Gosh … what is keeping that water up there ?!?!?

(RiderOnTheClouds) #7

There are Egyptian texts which mention an ‘air bubble’ dividing the waters.

(RiderOnTheClouds) #8

If this article is anything to go by, then at least some Egyptians believed Nut was a celestial ocean, not a solid dome:

(RiderOnTheClouds) #9

My argument is that in the wider ANE context, the Raqia most resembles the space which divides heaven from the earth, not a solid dome/disc.

(RiderOnTheClouds) #10

There really is no reason why these windows cannot be figurative.

(George Brooks) #11


1] I’m going to ask you nicely to restrain your reflex to throw the word “dome” into the discussion. It seems a pretty clear ploy to me. Every time you do that, it creates an impression in the reader’s mind that I am trying to make the Hebrew (or the Egyptians or the Babylonians) conform to the controversial theme or trope of “a dome”. You are too youthful a person to adopt such a scurrilous debating practice, more often used by old bitter men who are bitter that their views aren’t more widely accepted.

2] Why are you presenting this as an “either/or” discussion: “solid floor (not dome)” or “celestial ocean”? We have already produced conclusive evidence that the Babylonians held to both simultaneously. In fact, one of our sources said one of the cuneiform documents discussed three solid levels, with an “expanse” above each one, except the lowest “heavenly firmament”, which had a the celestial ocean.

3] Here, you have done it again: “My argument is that in the wider ANE context, the Raqia most resembles the space which divides heaven from the earth, not a solid dome/disc.” Not only are you attempting to associate my views with “(shaky) dome talk”, but you also misrepresent the ANE context: the Babylonians have "expanses with solid dividers**.

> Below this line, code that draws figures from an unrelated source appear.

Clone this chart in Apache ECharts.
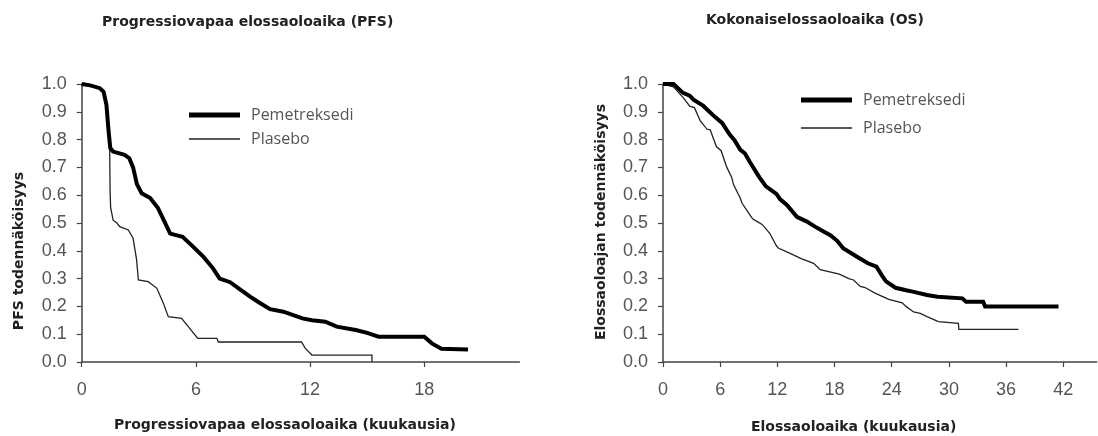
<!DOCTYPE html>
<html>
<head>
<meta charset="utf-8">
<script src="https://cdn.jsdelivr.net/npm/echarts@6/dist/echarts.min.js"></script>
<style>html,body{margin:0;padding:0;background:#fff;}#c{width:1098px;height:436px;}</style>
</head>
<body>
<div id="c"></div>
<script>
// ---- Data (months, survival probability) ----
const pfsPemetreksedi = [[0,1.0],[0.45,0.995],[0.95,0.985],[1.15,0.972],[1.3,0.925],[1.4,0.84],[1.5,0.77],[1.65,0.757],[2.25,0.745],[2.5,0.733],[2.7,0.70],[2.9,0.64],[3.15,0.607],[3.6,0.59],[4.0,0.555],[4.35,0.505],[4.65,0.462],[5.3,0.45],[5.85,0.415],[6.4,0.378],[6.9,0.337],[7.25,0.30],[7.8,0.287],[8.3,0.262],[8.85,0.235],[9.3,0.215],[9.9,0.19],[10.6,0.181],[11.6,0.157],[12.1,0.150],[12.8,0.145],[13.4,0.127],[14.4,0.115],[15.0,0.105],[15.6,0.091],[18.0,0.091],[18.4,0.067],[18.9,0.048],[20.3,0.045]];
const pfsPlasebo = [[0,1.0],[0.45,0.995],[0.95,0.985],[1.15,0.972],[1.3,0.925],[1.4,0.84],[1.47,0.77],[1.49,0.62],[1.52,0.556],[1.65,0.51],[1.85,0.50],[2.0,0.487],[2.45,0.475],[2.7,0.445],[2.88,0.37],[2.98,0.295],[3.5,0.289],[3.95,0.265],[4.3,0.21],[4.55,0.163],[5.25,0.157],[5.6,0.127],[6.1,0.085],[7.1,0.085],[7.18,0.072],[11.55,0.072],[11.75,0.049],[12.1,0.025],[15.25,0.025],[15.25,0.0]];
const osPemetreksedi = [[0,1.0],[1.1,1.0],[2.1,0.968],[2.8,0.958],[3.2,0.944],[4.2,0.922],[5.5,0.88],[6.2,0.86],[7.0,0.818],[7.5,0.798],[8.1,0.764],[8.6,0.75],[9.1,0.72],[10.1,0.665],[10.8,0.632],[11.9,0.605],[12.3,0.585],[13.0,0.565],[14.05,0.522],[15.1,0.505],[15.95,0.487],[16.8,0.47],[17.6,0.455],[18.3,0.435],[18.9,0.409],[20.4,0.378],[21.5,0.355],[22.4,0.343],[23.0,0.31],[23.4,0.29],[24.4,0.267],[25.5,0.258],[26.2,0.253],[27.7,0.241],[28.8,0.235],[31.4,0.229],[31.8,0.217],[33.6,0.217],[33.8,0.2],[41.5,0.2]];
const osPlasebo = [[0,1.0],[1.1,0.99],[2.1,0.952],[2.8,0.92],[3.3,0.915],[3.9,0.868],[4.6,0.838],[4.95,0.835],[5.6,0.775],[6.1,0.76],[6.7,0.70],[7.2,0.665],[7.4,0.638],[8.1,0.59],[8.3,0.571],[9.1,0.53],[9.4,0.515],[9.85,0.506],[10.4,0.495],[11.2,0.463],[11.9,0.418],[12.1,0.41],[13.4,0.39],[14.5,0.372],[15.8,0.355],[16.5,0.332],[18.5,0.316],[19.5,0.30],[20.0,0.295],[20.7,0.272],[21.2,0.268],[22.3,0.247],[23.7,0.225],[25.1,0.213],[25.5,0.2],[26.3,0.18],[27.0,0.175],[27.7,0.163],[28.9,0.145],[31.0,0.139],[31.05,0.117],[37.3,0.117]];

const pfsTicks = [0, 6, 12, 18];
const osTicks = [0, 6, 12, 18, 24, 30, 36, 42];
const seriesNames = ['Pemetreksedi', 'Plasebo'];
const titles = ['Progressiovapaa elossaoloaika (PFS)', 'Kokonaiselossaoloaika (OS)'];
const xNames = ['Progressiovapaa elossaoloaika (kuukausia)', 'Elossaoloaika (kuukausia)'];
const yNames = ['PFS todennäköisyys', 'Elossaoloajan todennäköisyys'];

// ---- Styling ----
const axisColor = '#444';
const labelStyle = {color: '#555', fontFamily: 'Liberation Sans', fontSize: 18};
const titleFont = {fontFamily: 'DejaVu Sans', fontWeight: 'bold', fontSize: 14, fill: '#222'};

function xAxis(gi, max, ticks) {
  return {
    type: 'value', gridIndex: gi, min: 0, max: max,
    splitLine: {show: false},
    axisLine: {lineStyle: {color: axisColor, width: 1.5}},
    axisTick: {length: 5, lineStyle: {color: axisColor, width: 1.2}, customValues: ticks},
    axisLabel: Object.assign({margin: 19, customValues: ticks}, labelStyle)
  };
}
function yAxis(gi) {
  return {
    type: 'value', gridIndex: gi, min: 0, max: 1, interval: 0.1,
    splitLine: {show: false},
    axisLine: {show: true, lineStyle: {color: axisColor, width: 1.5}},
    axisTick: {show: true, length: 5, lineStyle: {color: axisColor, width: 1.2}},
    axisLabel: Object.assign({margin: 15, formatter: v => v.toFixed(1)}, labelStyle)
  };
}
function line(name, data, gi, thick) {
  return {
    name: name, type: 'line', xAxisIndex: gi, yAxisIndex: gi, data: data,
    symbol: 'none', silent: true,
    lineStyle: {color: thick ? '#000' : '#222', width: thick ? 4 : 1.3, join: 'miter'},
    itemStyle: {color: thick ? '#000' : '#222'}
  };
}
function legend(left, top, gap) {
  return {
    left: left, top: top, orient: 'vertical', itemWidth: 51, itemHeight: 14, itemGap: gap,
    selectedMode: false, symbolKeepAspect: true,
    textStyle: {fontFamily: 'Open Sans', fontSize: 16, color: '#555', padding: [0, 0, 0, 6]},
    data: [
      {name: seriesNames[0], icon: 'path://M0,0H51V5H0Z', itemStyle: {color: '#000'}},
      {name: seriesNames[1], icon: 'path://M0,0H51V1.4H0Z', itemStyle: {color: '#222'}}
    ]
  };
}

const chart = echarts.init(document.getElementById('c'), null, {renderer: 'canvas'});
chart.setOption({
  animation: false,
  backgroundColor: '#fff',
  grid: [
    {left: 81.7, top: 84, width: 437.7, height: 278},
    {left: 663, top: 84, width: 433.6, height: 278}
  ],
  xAxis: [xAxis(0, 23, pfsTicks), xAxis(1, 45.5, osTicks)],
  yAxis: [yAxis(0), yAxis(1)],
  legend: [legend(184, 102, 8), legend(796, 87, 12)],
  series: [
    line(seriesNames[1], pfsPlasebo, 0, false),
    line(seriesNames[0], pfsPemetreksedi, 0, true),
    line(seriesNames[1], osPlasebo, 1, false),
    line(seriesNames[0], osPemetreksedi, 1, true)
  ],
  graphic: [
    {type: 'text', x: 247.7, y: 22, style: Object.assign({text: titles[0], align: 'center', verticalAlign: 'middle'}, titleFont)},
    {type: 'text', x: 815, y: 20, style: Object.assign({text: titles[1], align: 'center', verticalAlign: 'middle'}, titleFont)},
    {type: 'text', x: 285, y: 425, style: Object.assign({text: xNames[0], align: 'center', verticalAlign: 'middle'}, titleFont)},
    {type: 'text', x: 853.6, y: 427, style: Object.assign({text: xNames[1], align: 'center', verticalAlign: 'middle'}, titleFont)},
    {type: 'text', x: 19, y: 251, rotation: Math.PI / 2, style: Object.assign({text: yNames[0], align: 'center', verticalAlign: 'middle'}, titleFont)},
    {type: 'text', x: 601.5, y: 222, rotation: Math.PI / 2, style: Object.assign({text: yNames[1], align: 'center', verticalAlign: 'middle'}, titleFont)}
  ]
});
</script>
</body>
</html>
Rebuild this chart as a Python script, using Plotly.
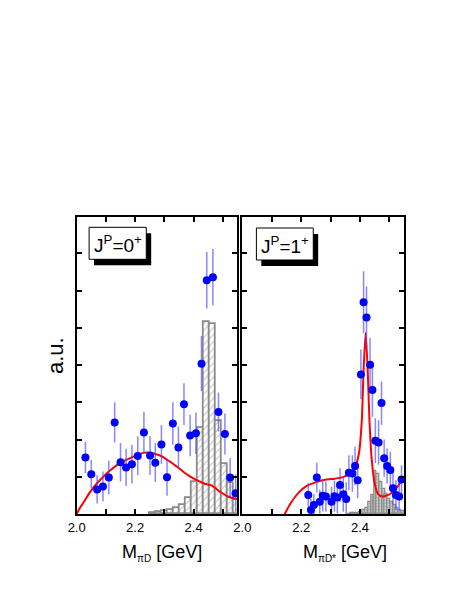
import plotly.graph_objects as go

W, H = 463, 599

# ---------------- data ----------------
left_x = [2.030, 2.050, 2.070, 2.090, 2.110, 2.130, 2.150, 2.169, 2.189, 2.209, 2.230, 2.251, 2.269,
          2.290, 2.309, 2.329, 2.348, 2.367, 2.388, 2.408, 2.427, 2.445, 2.466, 2.485, 2.507, 2.525, 2.544]
left_y = [1.52, 1.07, 0.66, 0.74, 0.98, 2.46, 1.39, 1.25, 1.34, 1.56, 2.19, 1.57, 1.38,
          1.87, 0.99, 2.43, 1.79, 2.95, 2.11, 2.17, 4.04, 6.28, 6.36, 2.74, 2.15, 0.98, 0.56]
left_err = [0.42, 0.38, 0.38, 0.40, 0.45, 0.54, 0.52, 0.50, 0.52, 0.52, 0.56, 0.52, 0.52,
            0.52, 0.50, 0.57, 0.56, 0.56, 0.56, 0.56, 0.74, 0.76, 0.76, 0.52, 0.55, 0.52, 0.50]

right_x = [2.224, 2.233, 2.243, 2.253, 2.263, 2.273, 2.284, 2.303, 2.313, 2.323, 2.332, 2.343, 2.353,
           2.362, 2.374, 2.383, 2.392, 2.403, 2.412, 2.422, 2.434, 2.442, 2.452, 2.463, 2.473, 2.482,
           2.492, 2.503, 2.512, 2.522, 2.533, 2.541]
right_y = [0.51, 0.11, 0.24, 0.98, 0.33, 0.49, 0.47, 0.33, 0.48, 0.44, 0.78, 0.53, 0.40,
           1.11, 1.09, 1.29, 0.91, 3.75, 5.69, 5.28, 4.01, 3.33, 1.97, 1.92, 2.98, 1.50,
           1.29, 1.18, 0.69, 0.51, 0.47, 0.93]
right_err = [0.32, 0.30, 0.30, 0.40, 0.32, 0.42, 0.40, 0.40, 0.42, 0.42, 0.45, 0.47, 0.45,
             0.47, 0.49, 0.52, 0.49, 0.67, 0.83, 0.83, 0.72, 0.72, 0.60, 0.60, 0.58, 0.50,
             0.47, 0.49, 0.45, 0.40, 0.40, 0.38]

left_hist_x = [2.261, 2.281, 2.302, 2.322, 2.343, 2.363, 2.384, 2.404, 2.425, 2.445, 2.466, 2.486,
               2.507, 2.527, 2.548]
left_hist_y = [0.035, 0.05, 0.08, 0.12, 0.16, 0.25, 0.43, 0.87, 2.32, 5.17, 5.10, 2.51, 1.34, 0.84, 0.38]
left_hist_w = 0.0205

right_hist_x = [2.363, 2.373, 2.382, 2.392, 2.403, 2.413, 2.423, 2.432, 2.442, 2.452, 2.462, 2.471,
                2.480, 2.489, 2.498, 2.508, 2.517, 2.526, 2.536, 2.547]
right_hist_y = [0.01, 0.015, 0.02, 0.03, 0.06, 0.10, 0.17, 0.31, 0.50, 1.16, 1.07, 0.85,
                0.67, 0.53, 0.40, 0.31, 0.23, 0.16, 0.12, 0.07]
right_hist_w = 0.0097

left_curve_x = [2.000, 2.010, 2.025, 2.047, 2.069, 2.091, 2.113, 2.147, 2.180, 2.213, 2.240, 2.283,
                2.317, 2.350, 2.383, 2.406, 2.430, 2.450, 2.461, 2.483, 2.517, 2.548]
left_curve_y = [0.00, 0.15, 0.33, 0.60, 0.82, 1.00, 1.16, 1.36, 1.49, 1.61, 1.65, 1.58,
                1.42, 1.23, 1.03, 0.93, 0.84, 0.79, 0.77, 0.64, 0.47, 0.40]

right_curve_x = [2.144, 2.164, 2.192, 2.220, 2.248, 2.281, 2.314, 2.342, 2.364, 2.383, 2.396, 2.406,
                 2.412, 2.419, 2.426, 2.432, 2.440, 2.450, 2.461, 2.476, 2.492, 2.509, 2.526, 2.548]
right_curve_y = [0.00, 0.29, 0.58, 0.76, 0.85, 0.92, 0.95, 0.99, 1.08, 1.26, 1.62, 2.51,
                 3.86, 4.87, 3.86, 2.51, 1.44, 0.81, 0.54, 0.47, 0.50, 0.58, 0.72, 0.99]

tick_vals = [2.0, 2.2, 2.4]
tick_text = ["2.0", "2.2", "2.4"]
y_tick_vals = [1, 2, 3, 4, 5, 6, 7]

# ---------------- figure ----------------
FONT = "Liberation Sans, Arial, Helvetica, sans-serif"
BLUE = "#0000ff"
ERRC = "rgba(70,70,255,0.65)"
RED = "#ff0000"
GRAY = "#8a8a8a"


def px(x):
    return x / W


def py(y):
    return 1 - y / H


fig = go.Figure()

fig.add_trace(go.Bar(x=left_hist_x, y=left_hist_y, width=[left_hist_w] * len(left_hist_x),
                     xaxis="x", yaxis="y",
                     marker=dict(color="white", line=dict(color=GRAY, width=1.8),
                                 pattern=dict(shape="/", fgcolor="#9a9a9a", bgcolor="white",
                                              size=5, solidity=0.25)),
                     showlegend=False, hoverinfo="skip"))
fig.add_trace(go.Bar(x=right_hist_x, y=right_hist_y, width=[right_hist_w] * len(right_hist_x),
                     xaxis="x2", yaxis="y2",
                     marker=dict(color="#c8c8c8", line=dict(color=GRAY, width=1.2),
                                 pattern=dict(shape="+", fgcolor="#7c7c7c", bgcolor="#d0d0d0",
                                              size=3, solidity=0.35)),
                     showlegend=False, hoverinfo="skip"))

fig.add_trace(go.Scatter(x=left_curve_x, y=left_curve_y, mode="lines", xaxis="x", yaxis="y",
                         line=dict(color=RED, width=2, shape="spline", smoothing=0.8),
                         showlegend=False, hoverinfo="skip"))
fig.add_trace(go.Scatter(x=right_curve_x, y=right_curve_y, mode="lines", xaxis="x2", yaxis="y2",
                         line=dict(color=RED, width=2, shape="spline", smoothing=0.6),
                         showlegend=False, hoverinfo="skip"))

for xs, ys, es, xa, ya in [(left_x, left_y, left_err, "x", "y"),
                           (right_x, right_y, right_err, "x2", "y2")]:
    fig.add_trace(go.Scatter(x=xs, y=ys, mode="markers", xaxis=xa, yaxis=ya,
                             marker=dict(color=BLUE, size=8, line=dict(width=0)),
                             error_y=dict(type="data", array=es, visible=True, color=ERRC,
                                          thickness=1.5, width=0),
                             showlegend=False, hoverinfo="skip"))

axis_common = dict(showline=True, linecolor="black", linewidth=2, mirror="ticks",
                   ticks="inside", ticklen=5, tickwidth=1.5, tickcolor="black",
                   showgrid=False, zeroline=False)

xdef = dict(range=[2.0, 2.55], tickmode="array", tickvals=tick_vals, ticktext=tick_text,
            tickfont=dict(family=FONT, size=13, color="black"),
            minor=dict(tick0=2.0, dtick=0.1, ticks="inside", ticklen=5, tickwidth=1.5,
                       tickcolor="black", showgrid=False),
            **axis_common)
ydef = dict(range=[0, 7.98], tickmode="array", tickvals=y_tick_vals, showticklabels=False,
            domain=[py(514), py(217)], **axis_common)

fig.update_layout(
    width=W, height=H, margin=dict(l=0, r=0, t=0, b=0),
    paper_bgcolor="white", plot_bgcolor="white",
    xaxis=dict(domain=[px(69), px(233)], anchor="y", **xdef),
    yaxis=dict(anchor="x", **ydef),
    xaxis2=dict(domain=[px(238), px(403)], anchor="y2", **xdef),
    yaxis2=dict(anchor="x2", **ydef),
    barmode="overlay", bargap=0,
    font=dict(family=FONT, color="black"),
)

shapes = []
annotations = []
for (bx0, by0, bx1, by1, label) in [(81.7, 227.3, 140.0, 259.3, "J<sup>P</sup>=0<sup>+</sup>"),
                                     (252.3, 228.0, 310.3, 260.0, "J<sup>P</sup>=1<sup>+</sup>")]:
    shapes.append(dict(type="rect", xref="paper", yref="paper",
                       x0=px(bx0 + 5), x1=px(bx1 + 5), y0=py(by1 + 6), y1=py(by0 + 6),
                       fillcolor="black", line=dict(width=0), layer="above"))
    shapes.append(dict(type="rect", xref="paper", yref="paper",
                       x0=px(bx0), x1=px(bx1), y0=py(by1), y1=py(by0),
                       fillcolor="white", line=dict(color="black", width=1), layer="above"))
    annotations.append(dict(x=px((bx0 + bx1) / 2), y=py((by0 + by1) / 2 + 1), xref="paper", yref="paper",
                            text=label, showarrow=False, xanchor="center", yanchor="middle",
                            font=dict(family=FONT, size=19, color="black")))

annotations.append(dict(x=px(113), y=py(553), xref="paper", yref="paper",
                        text="M<sub><span style='font-size:10px'>πD</span></sub> [GeV]",
                        showarrow=False, xanchor="left", yanchor="middle",
                        font=dict(family=FONT, size=18, color="black")))
annotations.append(dict(x=px(298), y=py(553), xref="paper", yref="paper",
                        text="M<sub><span style='font-size:10px'>πD*</span></sub> [GeV]",
                        showarrow=False, xanchor="left", yanchor="middle",
                        font=dict(family=FONT, size=18, color="black")))
annotations.append(dict(x=px(47), y=py(356), xref="paper", yref="paper",
                        text="a.u.", textangle=-90, showarrow=False,
                        xanchor="center", yanchor="middle",
                        font=dict(family=FONT, size=22, color="black")))

fig.update_layout(shapes=shapes, annotations=annotations)

fig.write_html("out.html", config={"displayModeBar": False},
               post_script="document.body.style.margin='0';"
                           "document.body.style.padding='0';"
                           "document.documentElement.style.overflow='hidden';")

4] Technically speaking, the article you provided (even with some various technical errors by the author) does not represent Nut as an ocean. Nut is actually the firmament to which the stars are attached. I have represented the logic of this comparison with this image:


I should point out that I didn’t see any illustration in the article, which does make it more challenging for the reader to follow along … rather than to try to imagine what the author means.

Reggie, the highpoint of that article comes in the one or two paragraphs that specifically affirm that the Biblical firmament is “solid” as a dam… and that Nut is the parallel to the firmament, even though the author labels
Nut the “sky”, instead of Shu (which he calls “dry air”). Wouldn’t you say that Shu is “the expanse” in the Egyptian model?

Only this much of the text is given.